§ Raw records
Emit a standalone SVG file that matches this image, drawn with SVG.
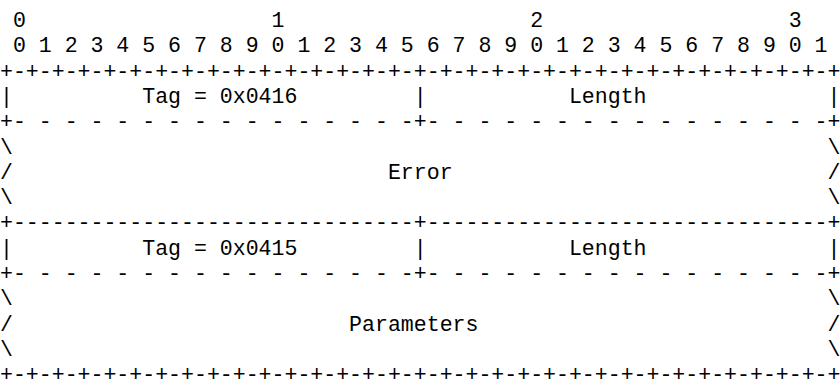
<svg xmlns="http://www.w3.org/2000/svg" width="840" height="384" viewBox="0 0 840 384">
<style>
text{font-family:"Liberation Mono","DejaVu Sans Mono",monospace;font-size:21.56px;fill:#000;white-space:pre}
</style>
<rect width="840" height="384" fill="#fff"/>
<g id="ruler">
<text x="0" y="27" xml:space="preserve"> 0                   1                   2                   3</text>
<text x="0" y="52.3" xml:space="preserve"> 0 1 2 3 4 5 6 7 8 9 0 1 2 3 4 5 6 7 8 9 0 1 2 3 4 5 6 7 8 9 0 1</text>
</g>
<g id="error-tlv">
<text x="0" y="77.6" xml:space="preserve">+-+-+-+-+-+-+-+-+-+-+-+-+-+-+-+-+-+-+-+-+-+-+-+-+-+-+-+-+-+-+-+-+</text>
<text x="0" y="102.9" xml:space="preserve">|          Tag = 0x0416         |           Length              |</text>
<text x="0" y="128.2" xml:space="preserve">+- - - - - - - - - - - - - - - -+- - - - - - - - - - - - - - - -+</text>
<text x="0" y="153.5" xml:space="preserve">\                                                               \</text>
<text x="0" y="178.8" xml:space="preserve">/                             Error                             /</text>
<text x="0" y="204.1" xml:space="preserve">\                                                               \</text>
</g>
<g id="parameters-tlv">
<text x="0" y="229.4" xml:space="preserve">+-------------------------------+-------------------------------+</text>
<text x="0" y="254.7" xml:space="preserve">|          Tag = 0x0415         |           Length              |</text>
<text x="0" y="280" xml:space="preserve">+- - - - - - - - - - - - - - - -+- - - - - - - - - - - - - - - -+</text>
<text x="0" y="305.3" xml:space="preserve">\                                                               \</text>
<text x="0" y="330.6" xml:space="preserve">/                          Parameters                           /</text>
<text x="0" y="355.9" xml:space="preserve">\                                                               \</text>
<text x="0" y="381.2" xml:space="preserve">+-+-+-+-+-+-+-+-+-+-+-+-+-+-+-+-+-+-+-+-+-+-+-+-+-+-+-+-+-+-+-+-+</text>
</g>
</svg>
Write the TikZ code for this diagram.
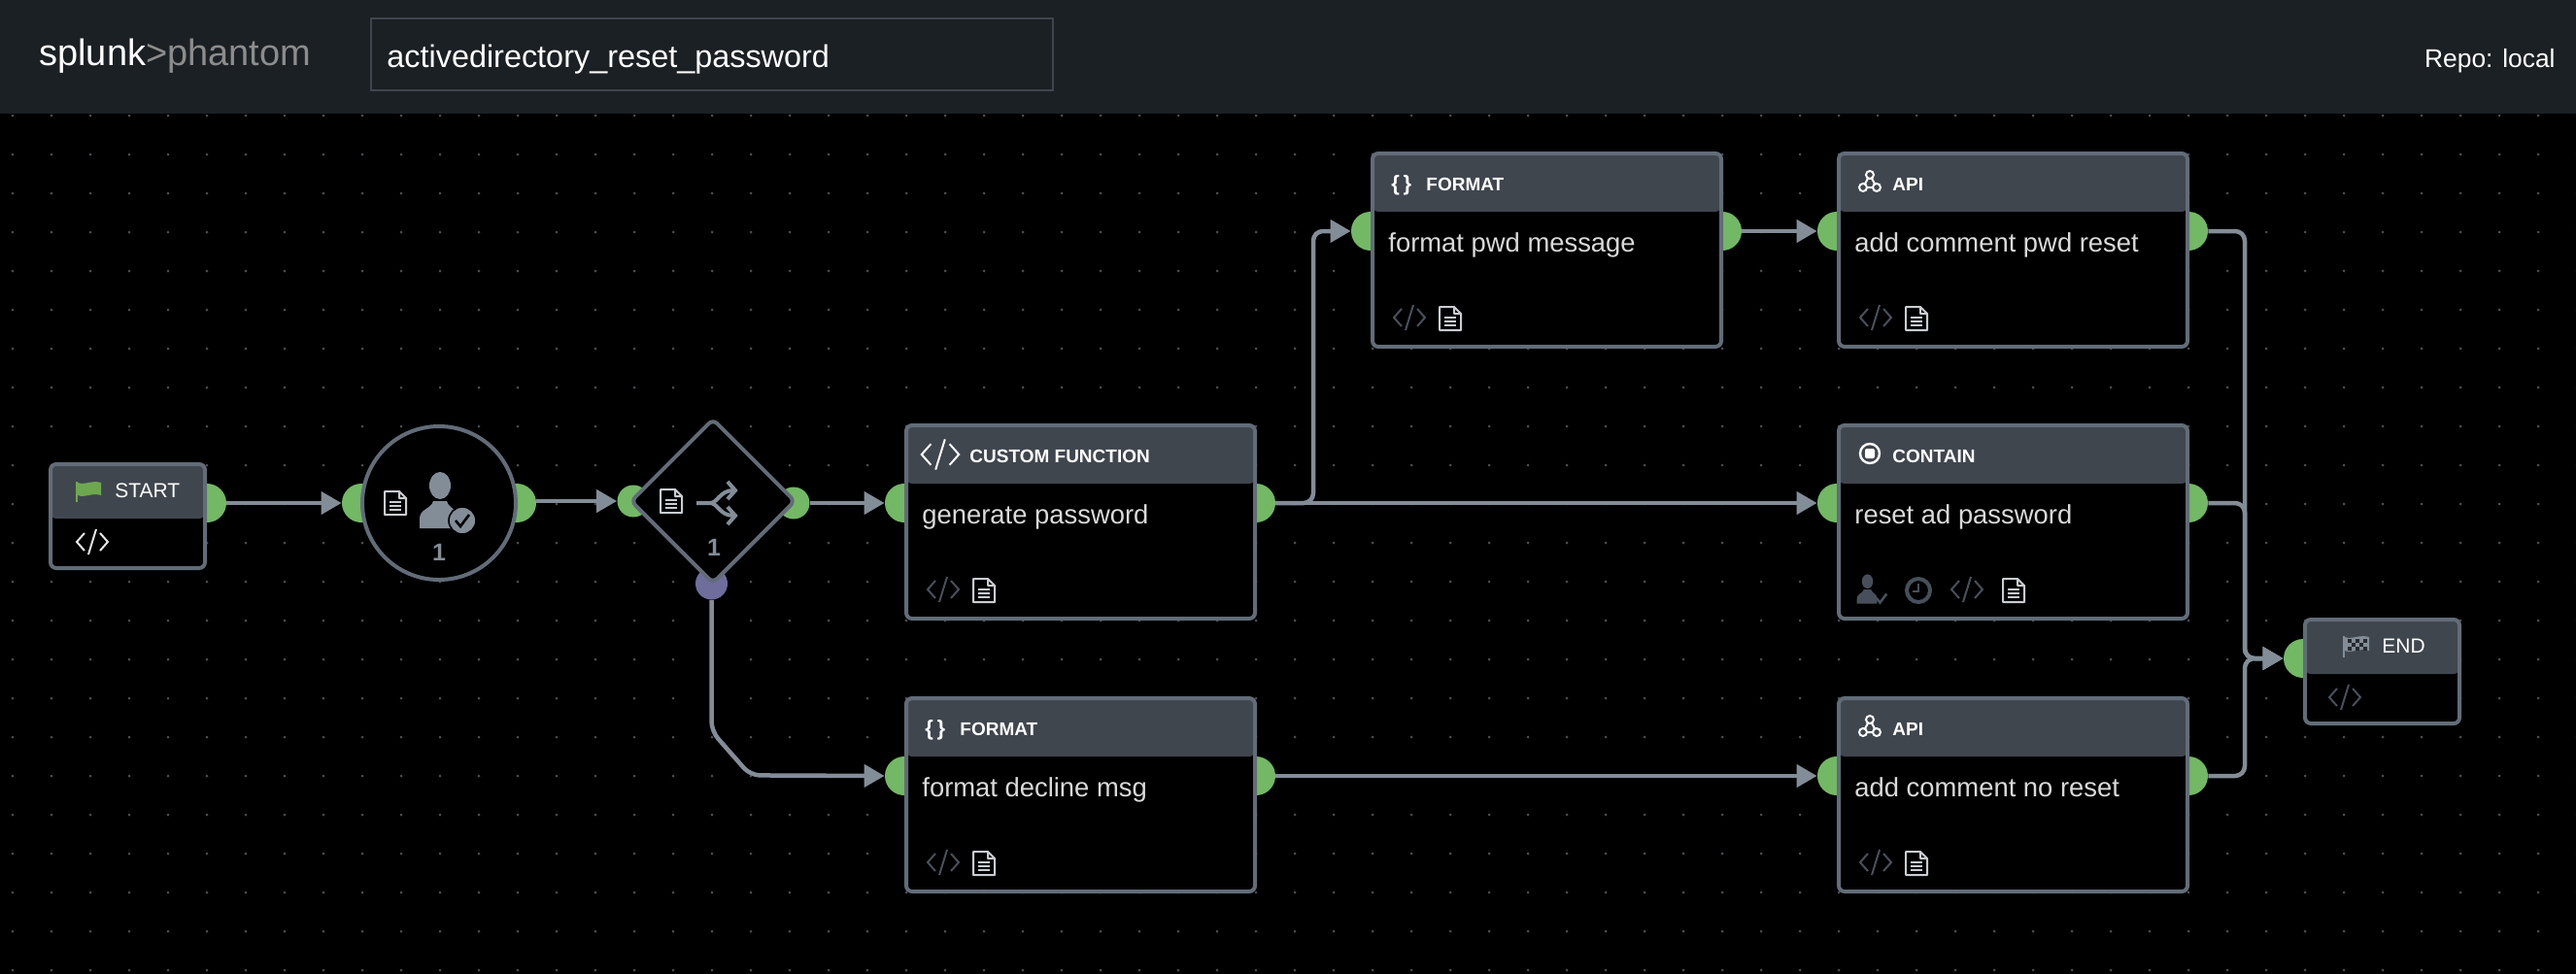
\documentclass[tikz,border=0pt]{standalone}
\usepackage{fontspec}
\setmainfont{Liberation Sans}
\usetikzlibrary{arrows.meta}
\usetikzlibrary{shapes.geometric}

\definecolor{canvas}{HTML}{000000}
\definecolor{topbar}{HTML}{1B2024}
\definecolor{topline}{HTML}{3F454D}
\definecolor{griddot}{HTML}{4A4F55}
\definecolor{edgeline}{HTML}{626C78}
\definecolor{headfill}{HTML}{40464E}
\definecolor{wire}{HTML}{838D97}
\definecolor{portgreen}{HTML}{73B865}
\definecolor{portblue}{HTML}{6F6D9C}
\definecolor{dimicon}{HTML}{47505A}
\definecolor{paleicon}{HTML}{C9CDD1}
\definecolor{flaggreen}{HTML}{6DA84E}

\tikzset{
  port/.style={circle,fill=portgreen,inner sep=0,minimum size=20pt},
  smallport/.style={circle,fill=portgreen,inner sep=0,minimum size=16.5pt},
  basebox/.style={draw=edgeline,line width=2pt,fill=canvas,rounded corners=3pt,inner sep=0,anchor=north west,
    path picture={\fill[headfill] (path picture bounding box.north west) rectangle
      ([yshift=-#1]path picture bounding box.north east);}},
  opbox/.style={basebox=30pt,minimum width=179.5pt,minimum height=99.5pt},
  flagbox/.style={basebox=28pt,minimum width=79.5pt,minimum height=53.5pt},
  link/.style={draw=wire,line width=2.25pt,rounded corners=5pt,-{Triangle[length=10.5pt,width=11.5pt]}},
  plaintext/.style={inner sep=0,anchor=base west,text=white},
  headtext/.style={plaintext,font=\bfseries\fontsize{9.5}{11}\selectfont},
  flagtext/.style={plaintext,font=\fontsize{10.5}{12}\selectfont},
  bodytext/.style={plaintext,text=white!85!black,font=\fontsize{13.7}{16}\selectfont},
  counttext/.style={inner sep=0,anchor=base,text=wire,font=\bfseries\fontsize{12.5}{14}\selectfont},
  code icon/.pic={
    \draw[line width=1pt,line join=miter] (-8,-9) -- (-16,0) -- (-8,9) (8,-9) -- (16,0) -- (8,9) (4,-13) -- (-4,13);
  },
  doc icon/.pic={
    \draw[line width=1pt,line join=round] (-11,-12) -- (4,-12) -- (11,-5) -- (11,12) -- (-11,12) -- cycle
      (4,-12) -- (4,-5) -- (11,-5);
    \draw[line width=.9pt] (-6,-1) -- (6,-1) (-6,3) -- (6,3) (-6,7) -- (6,7);
  },
  user icon/.pic={
    \fill (1,-16) ellipse [x radius=11,y radius=14];
    \fill (-20,28) -- (-20,18) .. controls (-20,8) and (-8,8) .. (-6,0) -- (8,0)
      .. controls (10,8) and (20,8) .. (20,18) -- (20,28) -- cycle;
  },
  check icon/.pic={
    \draw[line width=1.3pt] (-7,0) -- (-2,6) -- (7,-6);
  },
  clock icon/.pic={
    \draw[line width=2pt] (0,0) circle [radius=12];
    \draw[line width=1pt] (0,-7) -- (0,1) -- (-6,1);
  },
  branch icon/.pic={
    \draw[line width=2pt] (-20,0) -- (-6,0) .. controls (2,0) and (4,-13) .. (18,-13)
      (-6,0) .. controls (2,0) and (4,13) .. (18,13)
      (12,-22) -- (20,-13) -- (12,-4) (12,4) -- (20,13) -- (12,22);
  },
  contain icon/.pic={
    \draw[line width=1.2pt] (0,0) circle [radius=10];
    \fill[rounded corners=1pt] (-5,-5) rectangle (5,5);
  },
  api icon/.pic={
    \draw[line width=1pt] (0,-7) -- (-7,6) -- (7,6) -- cycle;
    \draw[line width=1pt,fill=headfill] (0,-7) circle [radius=4] (-7,6) circle [radius=4] (7,6) circle [radius=4];
  },
  start flag/.pic={
    \draw[flaggreen,line width=.7pt] (0,0) -- (0,21);
    \fill[flaggreen] (1,1) .. controls (8,4) and (16,-2) .. (25,1) -- (25,14) .. controls (16,11) and (8,17) .. (1,14) -- cycle;
  },
  end flag/.pic={
    \draw[wire,line width=.7pt] (0,0) -- (0,22);
    \fill[wire] (1,1) .. controls (8,4) and (16,-2) .. (26,1) -- (26,15) .. controls (16,12) and (8,18) .. (1,15) -- cycle;
    \foreach \cx/\cy in {4/3,12/3,20/3,8/7,16/7,4/11,12/11,20/11}
      \fill[headfill!60!canvas] (\cx,\cy) rectangle ++(4,4);
  },
  x=0.5pt,y=-0.5pt
}

% name, left, top, title x, title, label
\newcommand{\opnode}[6]{
  \node[port] (#1-in) at (#2,#3+82) {};
  \node[port] (#1-out) at (#2+362,#3+82) {};
  \node[opbox] (#1) at (#2,#3) {};
  \node[headtext] (#1-type) at ([shift={(#4,40)}]#1.north west) {#5};
  \node[bodytext] (#1-name) at ([shift={(18,103)}]#1.north west) {#6};
}
% name, code icon x, doc icon x
\newcommand{\footicons}[3]{
  \pic[color=dimicon] at ([shift={(#2,171)}]#1.north west) {code icon};
  \pic[color=paleicon] at ([shift={(#3,172)}]#1.north west) {doc icon};
}

\begin{document}
\begin{tikzpicture}
  \useasboundingbox (0,0) rectangle (2652,1002);
  \fill[canvas] (-5,-5) rectangle (2657,1007);
  \foreach \gx in {13,53,...,2653}
    \foreach \gy in {119,159,...,999}
      \fill[griddot] (\gx,\gy) circle [radius=1.5];

  % top bar
  \fill[topbar] (-5,-5) rectangle (2657,117);
  \node[plaintext,font=\fontsize{19}{20}\selectfont] (logo) at (40,67)
    {splunk\textcolor{white!55!black}{>phantom}};
  \node[draw=topline,line width=1pt,minimum width=351pt,minimum height=37pt,inner sep=0,anchor=north west] (titlebox) at (381,18) {};
  \node[plaintext,font=\fontsize{16.2}{19}\selectfont] (title) at (398,69) {activedirectory\_reset\_password};
  \node[plaintext,anchor=base east,font=\fontsize{13.2}{16}\selectfont] (repo) at (2631,69) {Repo: local};

  % start
  \node[port] (start-out) at (213,518) {};
  \node[flagbox] (start) at (50,476) {};
  \pic at (79,496) {start flag};
  \node[flagtext] (start-type) at (118,512) {START};
  \pic[color=white!90!black] at (95,558) {code icon};

  % prompt
  \node[port] (prompt-in) at (372,518) {};
  \node[port] (prompt-out) at (532,518) {};
  \node[circle,draw=edgeline,line width=2pt,fill=canvas,minimum size=79pt,inner sep=0] (prompt) at (452,518) {};
  \pic[color=paleicon] at (407,518) {doc icon};
  \pic[color=wire] at (452,516) {user icon};
  \node[circle,fill=wire,draw=canvas,line width=.8pt,minimum size=14pt,inner sep=0] (prompt-badge) at (476,536) {};
  \pic[color=canvas] at (476,536) {check icon};
  \node[counttext] (prompt-count) at (452,577) {1};

  % decision
  \node[smallport] (decide-in) at (652,516) {};
  \node[smallport] (decide-out) at (817,518) {};
  \node[smallport,fill=portblue] (decide-no) at (732.5,601) {};
  \node[diamond,draw=edgeline,line width=2pt,fill=canvas,rounded corners=3pt,minimum size=85pt,inner sep=0] (decide) at (734,516) {};
  \pic[color=paleicon] at (691,516) {doc icon};
  \pic[color=wire] at (737,518) {branch icon};
  \node[counttext] (decide-count) at (735,572) {1};

  % actions
  \opnode{genpwd}{931}{436}{67}{CUSTOM FUNCTION}{generate password}
  \pic[color=white,scale=1.2] at (968,468) {code icon};
  \footicons{genpwd}{40}{82}

  \opnode{fmtpwd}{1411}{156}{57}{FORMAT}{format pwd message}
  \node[plaintext,font=\bfseries\fontsize{11}{13}\selectfont] (fmtpwd-brace) at (1432,196) {\{\,\}};
  \footicons{fmtpwd}{40}{82}

  \opnode{apipwd}{1891}{156}{57}{API}{add comment pwd reset}
  \pic[color=white] at (1925,187) {api icon};
  \footicons{apipwd}{40}{82}

  \opnode{resetad}{1891}{436}{57}{CONTAIN}{reset ad password}
  \pic[color=white] at (1925,467) {contain icon};
  \pic[color=dimicon,scale=.52] at (1922,607) {user icon};
  \pic[color=dimicon,scale=.75] at (1937,616) {check icon};
  \pic[color=dimicon] at (1975,608) {clock icon};
  \footicons{resetad}{134}{182}

  \opnode{fmtno}{931}{717}{57}{FORMAT}{format decline msg}
  \node[plaintext,font=\bfseries\fontsize{11}{13}\selectfont] (fmtno-brace) at (952,757) {\{\,\}};
  \footicons{fmtno}{40}{82}

  \opnode{apino}{1891}{717}{57}{API}{add comment no reset}
  \pic[color=white] at (1925,748) {api icon};
  \footicons{apino}{40}{82}

  % end
  \node[port] (end-in) at (2371,678) {};
  \node[flagbox] (end) at (2371,636) {};
  \pic at (2413,655) {end flag};
  \node[flagtext] (end-type) at (2452,672) {END};
  \pic[color=dimicon] at (2414,718) {code icon};

  % connectors
  \coordinate (fork) at (1352,518);
  \coordinate (merge) at (2311,678);
  \draw[link] (start-out.east) -- (prompt-in.west);
  \draw[link] (prompt-out.east |- decide-in) -- (decide-in.west);
  \draw[link] (decide-out.east) -- (genpwd-in.west);
  \draw[link] (decide-no.south) -- ++(0,135) -- ++(40,45.5) -- (fmtno-in.west);
  \draw[link] (genpwd-out.east) -- (fork) |- (fmtpwd-in.west);
  \draw[link] (genpwd-out.east) -- (resetad-in.west);
  \draw[link] (fmtpwd-out.east) -- (apipwd-in.west);
  \draw[link] (fmtno-out.east) -- (apino-in.west);
  \draw[link] (apipwd-out.east) -| (merge) -- (end-in.west);
  \draw[link] (resetad-out.east) -| (merge) -- (end-in.west);
  \draw[link] (apino-out.east) -| (merge) -- (end-in.west);
\end{tikzpicture}
\end{document}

§ What needs to be done
Extract every line above that contains the word "code".

§ Exercise response
Write the TikZ code for this diagram.
  code icon/.pic={
% name, code icon x, doc icon x
  \pic[color=dimicon] at ([shift={(#2,171)}]#1.north west) {code icon};
  \pic[color=white!90!black] at (95,558) {code icon};
  \pic[color=white,scale=1.2] at (968,468) {code icon};
  \pic[color=dimicon] at (2414,718) {code icon};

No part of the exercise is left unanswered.